Jill pretty much reciprocates when Jack starts talking about his hurts. Soon neither can talk about any hurts without starting a shouting match, so both parties retreat and fume. End of round one.

Cue round two. Jill again starts talking about her hurts, this time with feeling.

Jill has a way of talking about her hurts that drips judgment. She doesn’t really talk about what’s going on in her heart and head; she talks about what Jack has done, thought, felt, and intended. If he tries to explain, she doesn’t want to hear it. She’s not looking for a way to extend grace to him; she’s looking for a way to make him hurt as much as she does; and if he doesn’t hurt, this messes up her emotional equilibrium and calls forth evasive measures and/or aggressive countermeasures. You already know how Jack responds to such measures. End of round two.

The problem in this marriage isn’t the hurts. Hurts are no big deal, actually. They can be quickly resolved if hearts are right. The problem is that Jack and Jill can’t talk constructively about their respective hurts, the reason being . . . they’re not nearly self-focused enough.

If Jack had a better grip on the fact that God is sovereign and Jack isn’t, he would be able to listen to Jill’s hurts knowing that God, not Jill, is his Judge; this would enable him to listen to her without insecurity and reaction (his self-understanding would regulate his responses to her). He would also know that Jill’s Healer is God, not Jack; and freed from the burden of needing to fix Jill, he could simply care for her. He would also realize that, not being God, he really has very little idea what’s going on inside of Jill, and since Jill is the only one who can tell him, he’d do well to shut up and really listen before he tries to respond. In short, if Jack were more self-aware and less delusional, he would be a better listener and a better husband.

Likewise with Jill: if she had a better grip on the sovereignty of God, she would know that she can’t read Jack’s heart, mind, or motives; and she would spend more time explaining what she has thought and felt rather than judging what he has done, thought, felt, and intended. She would be a better communicator and a better wife.

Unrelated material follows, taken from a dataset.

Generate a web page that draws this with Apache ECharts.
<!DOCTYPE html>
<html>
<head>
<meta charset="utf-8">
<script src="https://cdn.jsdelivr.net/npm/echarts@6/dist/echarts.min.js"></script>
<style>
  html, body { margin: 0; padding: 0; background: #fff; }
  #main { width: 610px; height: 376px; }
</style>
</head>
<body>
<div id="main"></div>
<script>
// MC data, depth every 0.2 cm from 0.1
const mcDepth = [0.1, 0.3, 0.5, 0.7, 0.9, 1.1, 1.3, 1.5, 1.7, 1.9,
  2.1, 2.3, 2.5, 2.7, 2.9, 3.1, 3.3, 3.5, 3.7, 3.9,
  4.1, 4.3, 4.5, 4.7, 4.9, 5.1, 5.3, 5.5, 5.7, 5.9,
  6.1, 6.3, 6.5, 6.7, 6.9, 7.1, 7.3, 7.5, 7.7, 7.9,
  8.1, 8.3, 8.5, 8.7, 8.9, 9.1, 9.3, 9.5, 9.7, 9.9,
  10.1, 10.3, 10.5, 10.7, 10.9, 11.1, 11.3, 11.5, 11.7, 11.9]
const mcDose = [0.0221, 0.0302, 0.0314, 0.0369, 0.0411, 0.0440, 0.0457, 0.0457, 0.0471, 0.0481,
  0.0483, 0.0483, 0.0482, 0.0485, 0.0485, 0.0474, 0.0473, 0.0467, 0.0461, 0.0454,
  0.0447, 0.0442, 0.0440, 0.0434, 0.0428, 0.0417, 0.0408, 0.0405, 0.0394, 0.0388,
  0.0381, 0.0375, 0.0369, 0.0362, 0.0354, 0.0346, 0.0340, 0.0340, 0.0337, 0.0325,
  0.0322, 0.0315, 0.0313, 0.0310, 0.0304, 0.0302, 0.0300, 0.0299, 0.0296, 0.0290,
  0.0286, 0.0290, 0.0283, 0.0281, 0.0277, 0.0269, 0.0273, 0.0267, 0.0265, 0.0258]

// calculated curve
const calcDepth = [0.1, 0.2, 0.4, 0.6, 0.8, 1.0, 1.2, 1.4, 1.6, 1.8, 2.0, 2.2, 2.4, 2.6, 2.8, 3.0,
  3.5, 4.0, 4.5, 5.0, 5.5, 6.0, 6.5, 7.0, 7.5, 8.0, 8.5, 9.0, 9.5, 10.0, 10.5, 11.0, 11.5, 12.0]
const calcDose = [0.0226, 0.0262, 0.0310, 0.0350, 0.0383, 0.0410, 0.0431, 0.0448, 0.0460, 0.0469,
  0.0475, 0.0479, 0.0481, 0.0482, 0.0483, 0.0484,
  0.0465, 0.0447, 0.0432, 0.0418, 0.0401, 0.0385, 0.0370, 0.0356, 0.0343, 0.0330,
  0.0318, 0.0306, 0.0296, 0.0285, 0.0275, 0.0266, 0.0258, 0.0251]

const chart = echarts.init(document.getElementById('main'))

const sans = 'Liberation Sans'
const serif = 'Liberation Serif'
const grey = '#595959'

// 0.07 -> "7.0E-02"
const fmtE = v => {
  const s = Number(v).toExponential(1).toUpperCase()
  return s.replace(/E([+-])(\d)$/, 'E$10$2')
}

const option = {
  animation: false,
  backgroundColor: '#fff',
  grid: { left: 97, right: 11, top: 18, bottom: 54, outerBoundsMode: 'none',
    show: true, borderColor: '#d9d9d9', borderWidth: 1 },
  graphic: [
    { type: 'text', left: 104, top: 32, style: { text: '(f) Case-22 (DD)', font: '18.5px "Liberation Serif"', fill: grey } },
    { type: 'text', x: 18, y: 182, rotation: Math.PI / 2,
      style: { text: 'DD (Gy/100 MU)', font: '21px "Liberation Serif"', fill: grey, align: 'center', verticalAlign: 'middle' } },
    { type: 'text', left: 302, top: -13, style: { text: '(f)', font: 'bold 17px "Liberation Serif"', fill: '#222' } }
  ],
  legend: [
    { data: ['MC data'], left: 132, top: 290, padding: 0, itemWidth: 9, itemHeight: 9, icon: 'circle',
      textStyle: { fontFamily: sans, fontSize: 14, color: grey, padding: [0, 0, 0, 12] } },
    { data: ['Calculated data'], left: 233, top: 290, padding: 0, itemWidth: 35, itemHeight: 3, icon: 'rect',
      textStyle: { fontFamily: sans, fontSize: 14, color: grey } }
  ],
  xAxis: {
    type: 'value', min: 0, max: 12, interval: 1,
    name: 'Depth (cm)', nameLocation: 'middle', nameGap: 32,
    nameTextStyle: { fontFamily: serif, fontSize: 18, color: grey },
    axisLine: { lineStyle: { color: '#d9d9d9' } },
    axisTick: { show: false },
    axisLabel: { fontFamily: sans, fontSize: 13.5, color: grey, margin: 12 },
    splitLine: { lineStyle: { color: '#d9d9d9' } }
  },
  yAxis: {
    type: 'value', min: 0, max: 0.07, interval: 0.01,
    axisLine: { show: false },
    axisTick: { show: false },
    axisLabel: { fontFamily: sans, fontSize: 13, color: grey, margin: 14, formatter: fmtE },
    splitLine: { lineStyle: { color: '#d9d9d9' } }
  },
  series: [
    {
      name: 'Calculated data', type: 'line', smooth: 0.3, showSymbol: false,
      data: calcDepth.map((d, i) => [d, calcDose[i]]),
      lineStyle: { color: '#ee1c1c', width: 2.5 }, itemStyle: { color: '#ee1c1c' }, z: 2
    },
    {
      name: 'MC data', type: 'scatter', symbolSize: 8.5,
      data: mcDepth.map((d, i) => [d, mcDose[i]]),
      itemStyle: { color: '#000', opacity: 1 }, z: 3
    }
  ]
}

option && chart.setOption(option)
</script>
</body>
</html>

A passage from Edwin Friedman’s Failure of Nerve (pp. 62–63) speaks to all of this:

Members of chronically anxious families will be quick to interrupt one another, if not to jump in and complete one another’s sentences, and they are constantly taking and making things “personal.” Communication is marked more by diagnostic or labeling “you” positions rather than by self-defining “I” statements. Rather than saying, “This is what I believe,” “Here is how I perceive it,” “This is what I will do,” family members stay focused on the other: “You’re just like your mother.” “You’re a control freak.” “You’re insensitive, unfeeling, irrational, missing the point, or just don’t get it.” The family is thus easily “heated up” as feelings are confused with opinions. Those inclined to become hysterical and those inclined to be passive-aggressive will both find their tendencies promoted.

That’s the trouble with us, and it’s exactly how we’re not like Jesus. We don’t stay focused on our own hearts and actions (the only person God has told me to control, after all, is myself); we think we know what’s going on in other people’s hearts, and we really want to (and insanely think we can) control other people’s actions. Jesus wasn’t controlling in the way He related with people, and He was God; He really did know what was going on inside of them! What’s missing in our relational breakdowns is precisely the biblical “I-factor”: a clear understanding of what we are and what we’re not; and a resolute focus on doing our duty of love before God while trusting Him to take care of everything else.